## Exercise instructions
Below are records; please write out exactly the lines from the first line through the line containing "ax = fig.add_axes([0.190, 0.187, 0.806, 0.768])", with no pictures.

----

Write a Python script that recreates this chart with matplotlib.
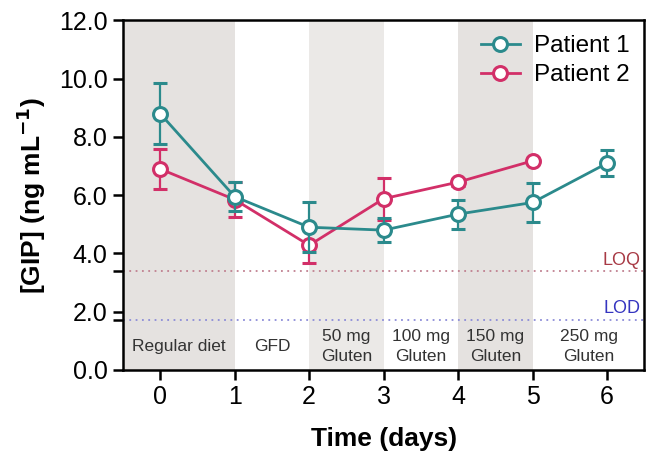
import matplotlib

matplotlib.use("Agg")
import matplotlib.pyplot as plt
from matplotlib.lines import Line2D
import numpy as np

plt.rcParams["font.family"] = ["Liberation Sans", "DejaVu Sans"]

days = [0, 1, 2, 3, 4, 5, 6]
p1_mean = [8.8, 5.95, 4.9, 4.8, 5.35, 5.75, 7.1]
p1_err = [1.05, 0.5, 0.85, 0.42, 0.5, 0.67, 0.45]
days2 = [0, 1, 2, 3, 4, 5]
p2_mean = [6.9, 5.85, 4.28, 5.88, 6.45, 7.18]
p2_err = [0.7, 0.6, 0.6, 0.72, 0.12, 0.0]

loq = 3.38
lod = 1.72

phases = ["Regular diet", "GFD", "50 mg\nGluten", "100 mg\nGluten",
          "150 mg\nGluten", "250 mg\nGluten"]
phase_bounds = [(-0.5, 1), (1, 2), (2, 3), (3, 4), (4, 5), (5, 6.5)]
phase_shade = ["#e5e2e0", None, "#ebe9e7", None, "#e5e2e0", None]

TEAL = "#2b8a8c"
CRIMSON = "#d22f68"

fig = plt.figure(figsize=(6.47, 4.55), dpi=100)
ax = fig.add_axes([0.190, 0.187, 0.806, 0.768])

for (lo, hi), shade, label in zip(phase_bounds, phase_shade, phases):
    if shade:
        ax.axvspan(lo, hi, color=shade, lw=0, zorder=0)
    ax.text((lo + hi) / 2, 0.8, label, ha="center", va="center",
            fontsize=12.5, color="#333333", linespacing=1.45)

ax.axhline(loq, color="#c08090", ls=(0, (1, 2.5)), lw=1.3, zorder=1)
ax.axhline(lod, color="#8c8cd8", ls=(0, (1, 2.5)), lw=1.3, zorder=1)
ax.text(6.45, loq + 0.08, "LOQ", color="#a83a45", fontsize=13,
        ha="right", va="bottom")
ax.text(6.45, lod + 0.08, "LOD", color="#3535c0", fontsize=13,
        ha="right", va="bottom")

ax.errorbar(days2, p2_mean, yerr=p2_err, color=CRIMSON, lw=2, marker="o",
            ms=10, mfc="white", mec=CRIMSON, mew=2.2, capsize=5,
            capthick=1.6, elinewidth=1.6, zorder=3)
ax.errorbar(days, p1_mean, yerr=p1_err, color=TEAL, lw=2, marker="o",
            ms=10, mfc="white", mec=TEAL, mew=2.2, capsize=5,
            capthick=1.6, elinewidth=1.6, zorder=4)

ax.set_xlim(-0.5, 6.5)
ax.set_ylim(0, 12)
ax.set_xticks(days)
ax.set_yticks(np.arange(0, 12.1, 2))
ax.set_yticklabels([f"{v:.1f}" for v in np.arange(0, 12.1, 2)])
ax.set_yticks([lod, loq], minor=True)
ax.tick_params(axis="both", which="major", labelsize=18, width=1.8,
               length=7, direction="out", pad=4)
ax.tick_params(axis="y", which="minor", width=1.8, length=7)
ax.tick_params(top=False, right=False)
for s in ax.spines.values():
    s.set_linewidth(1.8)

ax.set_xlabel("Time (days)", fontsize=19, fontweight="bold", labelpad=13)
ax.set_ylabel("[GIP] (ng mL$^{\\mathbf{-1}}$)", fontsize=19,
              fontweight="bold", labelpad=8)

handles = [
    Line2D([], [], color=TEAL, lw=2, marker="o", ms=10, mfc="white",
           mec=TEAL, mew=2.2),
    Line2D([], [], color=CRIMSON, lw=2, marker="o", ms=10, mfc="white",
           mec=CRIMSON, mew=2.2),
]
ax.legend(handles, ["Patient 1", "Patient 2"], loc="upper right",
          frameon=False, fontsize=17.5, handlelength=1.6,
          borderaxespad=0.2, labelspacing=0.3, handletextpad=0.6)

fig.savefig("out.png", dpi=100)
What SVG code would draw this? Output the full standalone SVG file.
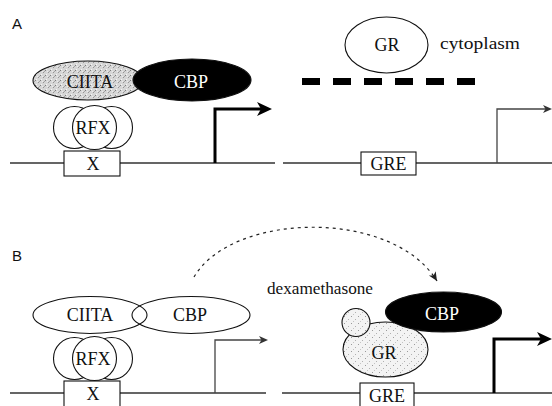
<svg xmlns="http://www.w3.org/2000/svg" width="552" height="406" viewBox="0 0 552 406">
<style>
.lbl{font-family:"Liberation Serif","Times New Roman",serif;font-size:18px;fill:#111;text-anchor:middle}
.wlbl{font-family:"Liberation Serif","Times New Roman",serif;font-size:18px;fill:#fff;text-anchor:middle}
.note{font-family:"Liberation Serif","Times New Roman",serif;font-size:17px;fill:#111}
.panel{font-family:"Liberation Sans",Arial,sans-serif;font-size:15px;fill:#111}
.ol{stroke:#111;stroke-width:1.1}
.dna{stroke:#333;stroke-width:1.4;fill:none}
.thick{stroke:#000;stroke-width:3;fill:none}
.thin{stroke:#444;stroke-width:1.3;fill:none}
</style>
<defs>
<pattern id="stip" width="5" height="5" patternUnits="userSpaceOnUse">
<rect width="5" height="5" fill="#d6d6d6"/>
<rect x="0" y="0" width="1" height="1" fill="#7d7d7d"/>
<rect x="3" y="2" width="1" height="1" fill="#959595"/>
<rect x="1" y="4" width="1" height="1" fill="#f5f5f5"/>
<rect x="4" y="1" width="1" height="1" fill="#a5a5a5"/>
<rect x="2" y="1" width="1" height="1" fill="#ececec"/>
</pattern>
<pattern id="stipL" width="7" height="7" patternUnits="userSpaceOnUse">
<rect width="7" height="7" fill="#f3f3f3"/>
<rect x="1" y="1" width="1" height="1" fill="#9a9a9a"/>
<rect x="5" y="4" width="1" height="1" fill="#b0b0b0"/>
<rect x="3" y="6" width="1" height="1" fill="#c4c4c4"/>
</pattern>
<marker id="hThick" viewBox="0 0 16 16" refX="9" refY="8" markerWidth="16" markerHeight="16" orient="auto" markerUnits="userSpaceOnUse">
<path d="M0,1 L15,8 L0,15 L4,8 Z" fill="#000"/>
</marker>
<marker id="hThin" viewBox="0 0 10 10" refX="6" refY="5" markerWidth="10" markerHeight="10" orient="auto" markerUnits="userSpaceOnUse">
<path d="M0,1 L9,5 L0,9 L2.5,5 Z" fill="#333"/>
</marker>
<marker id="hDot" viewBox="0 0 10 10" refX="9" refY="5" markerWidth="10" markerHeight="10" orient="auto" markerUnits="userSpaceOnUse">
<path d="M0,1 L9,5 L0,9 L2.5,5 Z" fill="#222"/>
</marker>
</defs>
<rect width="552" height="406" fill="#fff"/>

<text class="panel" x="12" y="29">A</text>
<text class="panel" x="12" y="261">B</text>

<g id="dna">
<path class="dna" d="M10,163 H275 M283,163 H552 M10,393 H266 M282,393 H552"/>
</g>

<g id="connectors">
<path class="thick" d="M215,163 V109 H266" marker-end="url(#hThick)"/>
<path class="thin" d="M497,163 V109 H549" marker-end="url(#hThin)"/>
<path class="thin" d="M215,393 V340 H265" marker-end="url(#hThin)"/>
<path class="thick" d="M494,393 V339 H546" marker-end="url(#hThick)"/>
<path d="M194,277 C232,212 392,208 437,281" fill="none" stroke="#222" stroke-width="1.2" stroke-dasharray="3 4" marker-end="url(#hDot)"/>
<path d="M302,81.5 H476" stroke="#000" stroke-width="7" stroke-dasharray="18 13" fill="none"/>
</g>

<g id="A-X"><rect class="ol" x="64" y="151" width="56" height="25" fill="#fff"/><text class="lbl" x="93" y="170">X</text></g>
<g id="A-RFX">
<circle class="ol" cx="74.5" cy="127.5" r="21" fill="#fff"/>
<circle class="ol" cx="111.5" cy="127.5" r="21" fill="#fff"/>
<circle class="ol" cx="94.5" cy="127.5" r="22" fill="#fff"/>
<text class="lbl" x="93" y="134">RFX</text>
</g>
<g id="A-CIITA"><ellipse class="ol" cx="88" cy="80.5" rx="55" ry="19.5" fill="url(#stip)"/><text class="lbl" x="90" y="88">CIITA</text></g>
<g id="A-CBP"><ellipse class="ol" cx="192" cy="80" rx="59" ry="21" fill="#000"/><text class="wlbl" x="191" y="88">CBP</text></g>

<g id="A-GR"><ellipse class="ol" cx="386.5" cy="45" rx="41.5" ry="28" fill="#fff"/><text class="lbl" x="387" y="51">GR</text></g>
<text class="note" x="440" y="49" textLength="80" lengthAdjust="spacingAndGlyphs">cytoplasm</text>
<g id="A-GRE"><rect class="ol" x="361" y="152" width="55" height="23" fill="#fff"/><text class="lbl" x="388.5" y="170">GRE</text></g>

<g id="B-X"><rect class="ol" x="64" y="381" width="56" height="30" fill="#fff"/><text class="lbl" x="93" y="400">X</text></g>
<g id="B-RFX">
<circle class="ol" cx="74.5" cy="358.5" r="21" fill="#fff"/>
<circle class="ol" cx="111.5" cy="358.5" r="21" fill="#fff"/>
<circle class="ol" cx="94.5" cy="358.5" r="22" fill="#fff"/>
<text class="lbl" x="93" y="365">RFX</text>
</g>
<g id="B-CIITA"><ellipse class="ol" cx="90" cy="315" rx="57" ry="18.5" fill="none"/><text class="lbl" x="90" y="321">CIITA</text></g>
<g id="B-CBP"><ellipse class="ol" cx="191" cy="315" rx="59" ry="18.5" fill="none"/><text class="lbl" x="190" y="321">CBP</text></g>

<text class="note" x="267" y="294" textLength="106" lengthAdjust="spacingAndGlyphs">dexamethasone</text>
<g id="B-GR"><ellipse class="ol" cx="385.5" cy="349.5" rx="42.5" ry="27.5" fill="url(#stipL)"/><text class="lbl" x="384" y="359">GR</text></g>
<g id="B-dex"><circle class="ol" cx="356" cy="322.5" r="14" fill="url(#stipL)"/></g>
<g id="B-CBP2"><ellipse class="ol" cx="443.5" cy="312" rx="58" ry="20" fill="#000"/><text class="wlbl" x="442" y="320">CBP</text></g>
<g id="B-GRE"><rect class="ol" x="360" y="383" width="54" height="30" fill="#fff"/><text class="lbl" x="387" y="402">GRE</text></g>
</svg>
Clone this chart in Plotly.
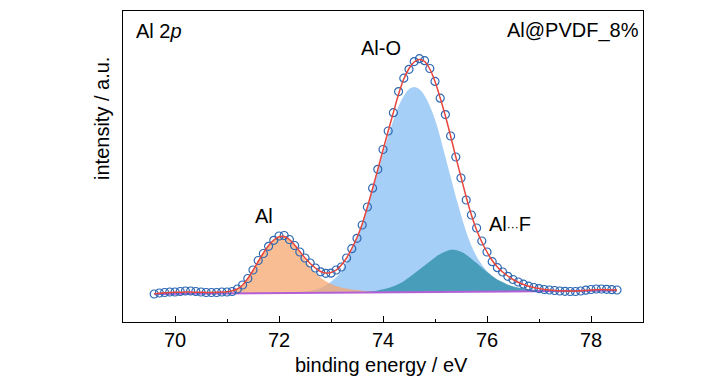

----

## Solution to the exercise
Write a Python script that recreates this chart with matplotlib.
import matplotlib

matplotlib.use("Agg")
import matplotlib.pyplot as plt
from matplotlib.lines import Line2D
import numpy as np

plt.rcParams["font.family"] = ["Liberation Sans", "DejaVu Sans"]

days = [0, 1, 2, 3, 4, 5, 6]
p1_mean = [8.8, 5.95, 4.9, 4.8, 5.35, 5.75, 7.1]
p1_err = [1.05, 0.5, 0.85, 0.42, 0.5, 0.67, 0.45]
days2 = [0, 1, 2, 3, 4, 5]
p2_mean = [6.9, 5.85, 4.28, 5.88, 6.45, 7.18]
p2_err = [0.7, 0.6, 0.6, 0.72, 0.12, 0.0]

loq = 3.38
lod = 1.72

phases = ["Regular diet", "GFD", "50 mg\nGluten", "100 mg\nGluten",
          "150 mg\nGluten", "250 mg\nGluten"]
phase_bounds = [(-0.5, 1), (1, 2), (2, 3), (3, 4), (4, 5), (5, 6.5)]
phase_shade = ["#e5e2e0", None, "#ebe9e7", None, "#e5e2e0", None]

TEAL = "#2b8a8c"
CRIMSON = "#d22f68"

fig = plt.figure(figsize=(6.47, 4.55), dpi=100)
ax = fig.add_axes([0.190, 0.187, 0.806, 0.768])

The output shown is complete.